- Given task -
Begin at the line containing "Generate a component" in the entries below and end at the line containing "const FS = 16.7;"; transcribe that range exactly and nothing outside it.

- Material for this exercise -
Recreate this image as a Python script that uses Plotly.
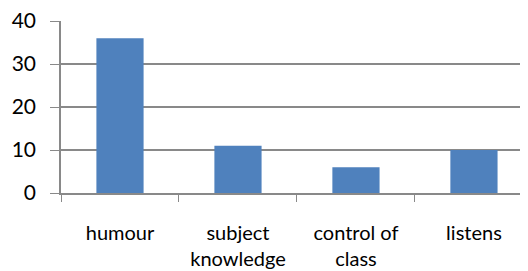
---
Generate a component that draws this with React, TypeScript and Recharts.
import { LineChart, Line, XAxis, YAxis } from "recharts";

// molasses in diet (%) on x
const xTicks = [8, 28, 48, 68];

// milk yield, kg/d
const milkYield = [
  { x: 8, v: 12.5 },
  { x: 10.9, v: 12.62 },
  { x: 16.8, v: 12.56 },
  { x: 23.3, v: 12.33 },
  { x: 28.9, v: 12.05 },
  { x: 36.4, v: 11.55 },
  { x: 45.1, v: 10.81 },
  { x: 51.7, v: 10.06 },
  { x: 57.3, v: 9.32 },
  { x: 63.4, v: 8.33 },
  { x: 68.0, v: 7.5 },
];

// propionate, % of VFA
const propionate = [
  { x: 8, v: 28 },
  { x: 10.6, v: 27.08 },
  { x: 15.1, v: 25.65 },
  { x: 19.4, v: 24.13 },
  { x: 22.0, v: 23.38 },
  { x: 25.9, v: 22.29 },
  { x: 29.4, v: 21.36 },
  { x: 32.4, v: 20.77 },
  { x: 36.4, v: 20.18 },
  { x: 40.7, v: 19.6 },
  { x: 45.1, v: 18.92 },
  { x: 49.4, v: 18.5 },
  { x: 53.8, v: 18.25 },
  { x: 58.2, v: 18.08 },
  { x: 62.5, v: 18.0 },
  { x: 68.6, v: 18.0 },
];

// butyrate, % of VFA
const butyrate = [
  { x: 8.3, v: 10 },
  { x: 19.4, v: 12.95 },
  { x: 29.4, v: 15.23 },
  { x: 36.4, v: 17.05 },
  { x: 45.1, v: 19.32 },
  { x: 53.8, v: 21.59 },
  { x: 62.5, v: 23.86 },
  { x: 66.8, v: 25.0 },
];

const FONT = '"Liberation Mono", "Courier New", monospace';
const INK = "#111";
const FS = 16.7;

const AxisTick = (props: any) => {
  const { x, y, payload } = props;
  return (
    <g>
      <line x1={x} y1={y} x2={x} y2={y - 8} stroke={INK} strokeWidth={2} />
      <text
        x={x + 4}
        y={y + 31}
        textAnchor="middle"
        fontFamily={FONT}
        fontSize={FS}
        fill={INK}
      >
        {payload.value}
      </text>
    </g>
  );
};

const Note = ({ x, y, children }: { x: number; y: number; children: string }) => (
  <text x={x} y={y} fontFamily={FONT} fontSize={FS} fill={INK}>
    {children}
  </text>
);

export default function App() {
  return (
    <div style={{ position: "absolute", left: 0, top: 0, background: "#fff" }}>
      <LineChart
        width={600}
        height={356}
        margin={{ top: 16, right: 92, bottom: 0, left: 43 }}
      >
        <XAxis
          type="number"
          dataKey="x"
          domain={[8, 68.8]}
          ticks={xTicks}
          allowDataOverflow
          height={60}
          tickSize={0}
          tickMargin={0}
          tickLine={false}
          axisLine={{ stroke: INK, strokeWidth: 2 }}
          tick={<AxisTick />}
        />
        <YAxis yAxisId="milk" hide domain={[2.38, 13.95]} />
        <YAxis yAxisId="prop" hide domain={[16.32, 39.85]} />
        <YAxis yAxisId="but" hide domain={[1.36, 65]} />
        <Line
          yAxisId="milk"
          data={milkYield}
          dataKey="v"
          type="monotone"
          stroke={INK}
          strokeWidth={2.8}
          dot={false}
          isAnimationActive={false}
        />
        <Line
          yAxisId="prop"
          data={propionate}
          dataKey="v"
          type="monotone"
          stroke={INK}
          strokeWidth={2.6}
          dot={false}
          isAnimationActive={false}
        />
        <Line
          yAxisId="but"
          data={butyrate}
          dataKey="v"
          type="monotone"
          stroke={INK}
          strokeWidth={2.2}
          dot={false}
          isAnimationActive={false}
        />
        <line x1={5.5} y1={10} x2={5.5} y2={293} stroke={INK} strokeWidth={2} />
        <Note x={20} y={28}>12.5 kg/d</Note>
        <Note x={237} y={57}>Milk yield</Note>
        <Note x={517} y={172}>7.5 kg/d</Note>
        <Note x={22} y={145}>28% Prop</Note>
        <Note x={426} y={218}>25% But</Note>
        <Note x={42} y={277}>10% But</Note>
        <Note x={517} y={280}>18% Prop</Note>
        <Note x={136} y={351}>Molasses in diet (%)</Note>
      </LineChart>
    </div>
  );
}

- Correct result -
Generate a component that draws this with React, TypeScript and Recharts.
import { LineChart, Line, XAxis, YAxis } from "recharts";

// molasses in diet (%) on x
const xTicks = [8, 28, 48, 68];

// milk yield, kg/d
const milkYield = [
  { x: 8, v: 12.5 },
  { x: 10.9, v: 12.62 },
  { x: 16.8, v: 12.56 },
  { x: 23.3, v: 12.33 },
  { x: 28.9, v: 12.05 },
  { x: 36.4, v: 11.55 },
  { x: 45.1, v: 10.81 },
  { x: 51.7, v: 10.06 },
  { x: 57.3, v: 9.32 },
  { x: 63.4, v: 8.33 },
  { x: 68.0, v: 7.5 },
];

// propionate, % of VFA
const propionate = [
  { x: 8, v: 28 },
  { x: 10.6, v: 27.08 },
  { x: 15.1, v: 25.65 },
  { x: 19.4, v: 24.13 },
  { x: 22.0, v: 23.38 },
  { x: 25.9, v: 22.29 },
  { x: 29.4, v: 21.36 },
  { x: 32.4, v: 20.77 },
  { x: 36.4, v: 20.18 },
  { x: 40.7, v: 19.6 },
  { x: 45.1, v: 18.92 },
  { x: 49.4, v: 18.5 },
  { x: 53.8, v: 18.25 },
  { x: 58.2, v: 18.08 },
  { x: 62.5, v: 18.0 },
  { x: 68.6, v: 18.0 },
];

// butyrate, % of VFA
const butyrate = [
  { x: 8.3, v: 10 },
  { x: 19.4, v: 12.95 },
  { x: 29.4, v: 15.23 },
  { x: 36.4, v: 17.05 },
  { x: 45.1, v: 19.32 },
  { x: 53.8, v: 21.59 },
  { x: 62.5, v: 23.86 },
  { x: 66.8, v: 25.0 },
];

const FONT = '"Liberation Mono", "Courier New", monospace';
const INK = "#111";
const FS = 16.7;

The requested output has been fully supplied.